И так в один из дней этим летом, встав утром, я пошел вниз взять за дверью бутылки с молоком и утренние газеты, увидел, что небо чистое, без единого облака, тут же отложил все, что было намечено, бросил в машину газеты вместе с полотенцем, термосом и бутербродами — и через час с лишним был на отличном, почти безлюдном пляже на берегу Ла-Манша, там, где в него широким устьем выходит Темза. Тишина, мир, покой, искрящееся, нагретое солнцем море. Неподвижный автомобиль, раскаляющийся на солнце, стоит в траве, уставясь фарами вдаль на горизонт, за которым где-то там — Франция. Для полноты идиллии не хватало разве лишь белеющего паруса одинокого.
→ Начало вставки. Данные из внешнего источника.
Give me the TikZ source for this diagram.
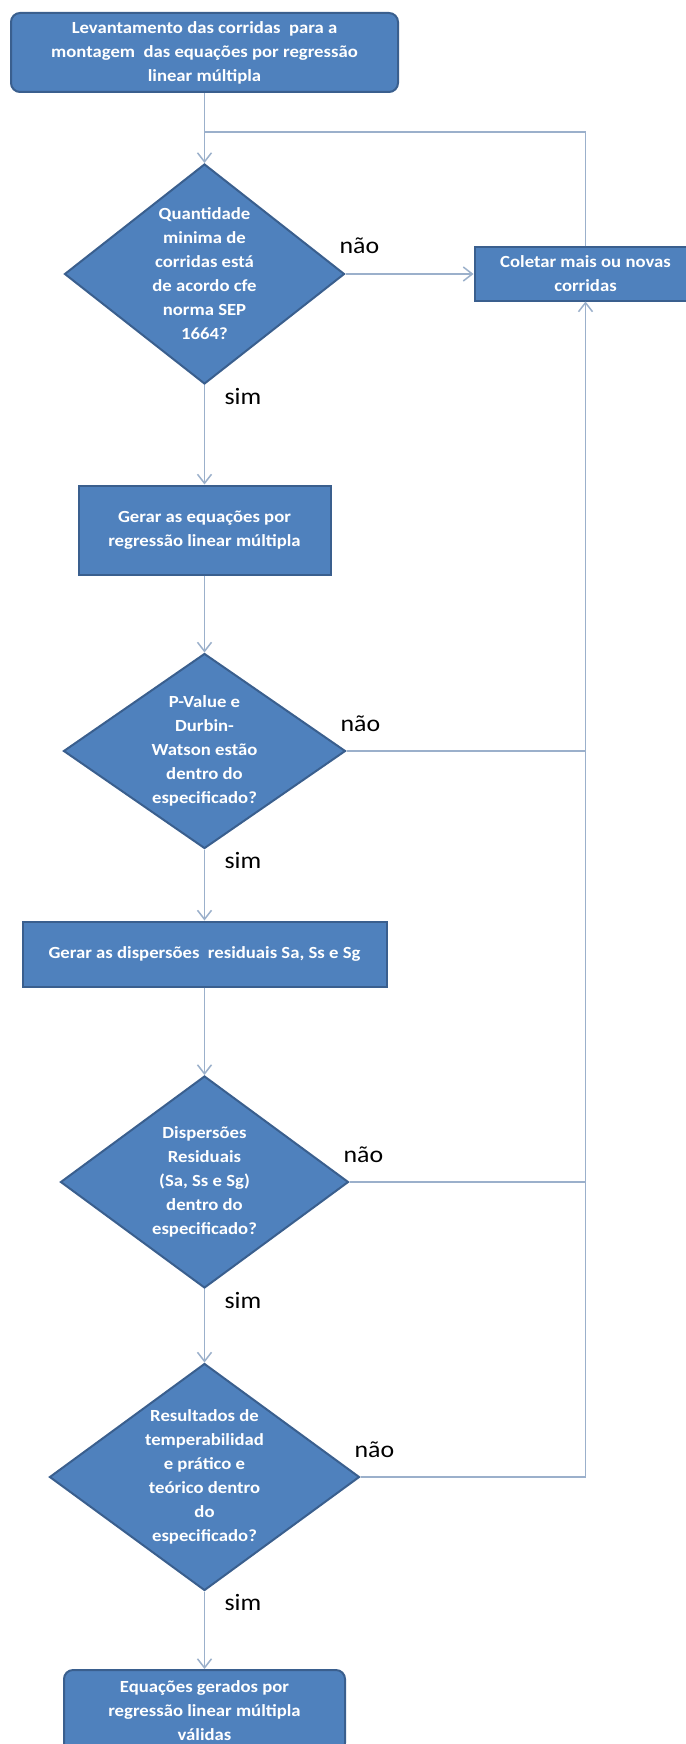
\documentclass[tikz,border=0pt]{standalone}
\usepackage{fontspec}
\setmainfont{Carlito}[FakeStretch=1.1]
\usepackage{tikz}
\usetikzlibrary{arrows.meta,shapes.geometric,positioning}

\definecolor{boxblue}{HTML}{4F81BD}
\definecolor{boxline}{HTML}{3A5F8E}
\definecolor{flowline}{HTML}{9BB0CB}

\begin{document}
\begin{tikzpicture}[->,>={Straight Barb[length=9pt,width=14pt]},x=1pt,y=1pt,
    line width=1.5pt,draw=flowline]
  \tikzstyle{txt}=[text=white,font=\bfseries\fontsize{17}{24}\selectfont,align=center]
  \tikzstyle{process}=[txt,rectangle,draw=boxline,line width=2pt,fill=boxblue,inner sep=0pt]
  \tikzstyle{terminal}=[process,rounded corners=9pt]
  \tikzstyle{decision}=[txt,diamond,draw=boxline,line width=2pt,fill=boxblue,inner sep=-30pt]
  \tikzstyle{nolbl}=[pos=0,anchor=base west,xshift=-10pt,yshift=20pt,text=black,font=\fontsize{23.5}{28}\selectfont]
  \tikzstyle{yeslbl}=[pos=0,anchor=base west,xshift=16pt,yshift=-19pt,text=black,font=\fontsize{23.5}{28}\selectfont]

  \path[use as bounding box,fill=white,draw=none] (0,0) rectangle (685,-1744);

  \node[terminal,minimum width=387pt,minimum height=79pt] (start) at (204.5,-52.5)
    {Levantamento das corridas\ \ para a\\montagem\ \ das equações por regressão\\linear múltipla};
  \node[decision,minimum width=280pt,minimum height=220pt] (Q1) [below of=start,node distance=221.5pt]
    {Quantidade\\minima de\\corridas está\\de acordo cfe\\norma SEP\\1664?};
  \node[process,minimum width=222pt,minimum height=53pt] (coletar) [right of=Q1,node distance=381pt]
    {Coletar mais ou novas\\corridas};
  \node[process,minimum width=252pt,minimum height=89pt] (gerar) [below of=Q1,node distance=256pt]
    {Gerar as equações por\\regressão linear múltipla};
  \node[decision,minimum width=282pt,minimum height=195pt] (Q2) [below of=gerar,node distance=221pt]
    {P-Value e\\Durbin-\\Watson estão\\dentro do\\especificado?};
  \node[process,minimum width=364pt,minimum height=65pt] (disp) [below of=Q2,node distance=203pt]
    {Gerar as dispersões\ \ residuais Sa, Ss e Sg};
  \node[decision,minimum width=288pt,minimum height=212pt] (Q3) [below of=disp,node distance=228pt]
    {Dispersões\\Residuais\\(Sa, Ss e Sg)\\dentro do\\especificado?};
  \node[decision,minimum width=310pt,minimum height=227pt] (Q4) [below of=Q3,node distance=295pt]
    {Resultados de\\temperabilidad\\e prático e\\teórico dentro\\do\\especificado?};
  \node[terminal,minimum width=281pt,minimum height=82pt] (final) [below of=Q4,node distance=234pt]
    {Equações gerados por\\regressão linear múltipla\\válidas};

  \coordinate (join) at (start.center |- 0,-132);

  % main flow
  \path (start) edge (Q1)
        (Q1) edge node[nolbl] (no1) {não} (coletar)
             edge node[yeslbl] (yes1) {sim} (gerar)
        (gerar) edge (Q2)
        (Q2) edge[-] node[nolbl] (no2) {não} (Q2 -| coletar)
             edge node[yeslbl] (yes2) {sim} (disp)
        (disp) edge (Q3)
        (Q3) edge[-] node[nolbl] (no3) {não} (Q3 -| coletar)
             edge node[yeslbl] (yes3) {sim} (Q4)
        (Q4) edge node[yeslbl] (yes4) {sim} (final);

  % back to the start
  \draw[-] (coletar) |- (join);
  \draw (Q4) -| node[nolbl] (no4) {não} (coletar);
\end{tikzpicture}
\end{document}
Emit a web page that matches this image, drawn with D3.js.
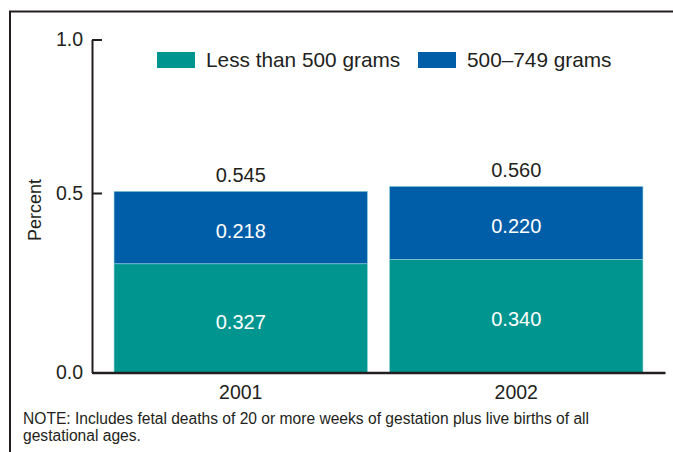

Лениво я потянулся к брошенным в песок газетам, машинально посмотрел на дату — и тут увидел, что именно в этот день, ровно четыре года назад, я прилетел самолетом из Москвы в Лондон.

В такой хороший день, на этом вольном берегу, при той нормальной человеческой жизни, к которой я уже привык, мне показалось особенно невероятным, не укладывающимся в сознании, что хотя бы и вот эта простейшая из простейших вещей — скажем, взять и в любой момент поехать позагорать на берегу Ла-Манша — была мне абсолютно недоступна всего лишь несколько лет назад. Что я, лично, почти сорок лет жил на земле, по границам огороженной колючей проволокой и строжайше охраняемой, дабы никто не мог шагу ступить дальше ее так называемых «священных рубежей», — но я бы их назвал постыдными.

Неужто не в глупом сне, не в какой-то нелепой беллетристической выдумке мне, чтобы пересечь эти священно-позорные рубежи, понадобилось долго, трудно готовиться, филигранной игрой усыплять подозрительность сторожей, рисковать при срыве загреметь в концлагерь, но главное — принести в жертву возможность вернуться обратно, — словом, побег трудный и сложный, побег по всем правилам, побег через ужасные препятствия, поистине маниакально нагроможденные на пустом месте.

До xx века человеку запрещалось покидать строго установленные границы его местонахождения, насколько я понимаю, в трех случаях: если он был раб, или крепостной, или заключенный преступник. После победы Октябрьской революции в России родилась четвертая, на мой взгляд сногсшибательная, форма: человеку запрещено покидать такие-то рубежи только потому, что он внутри этих рубежей родился.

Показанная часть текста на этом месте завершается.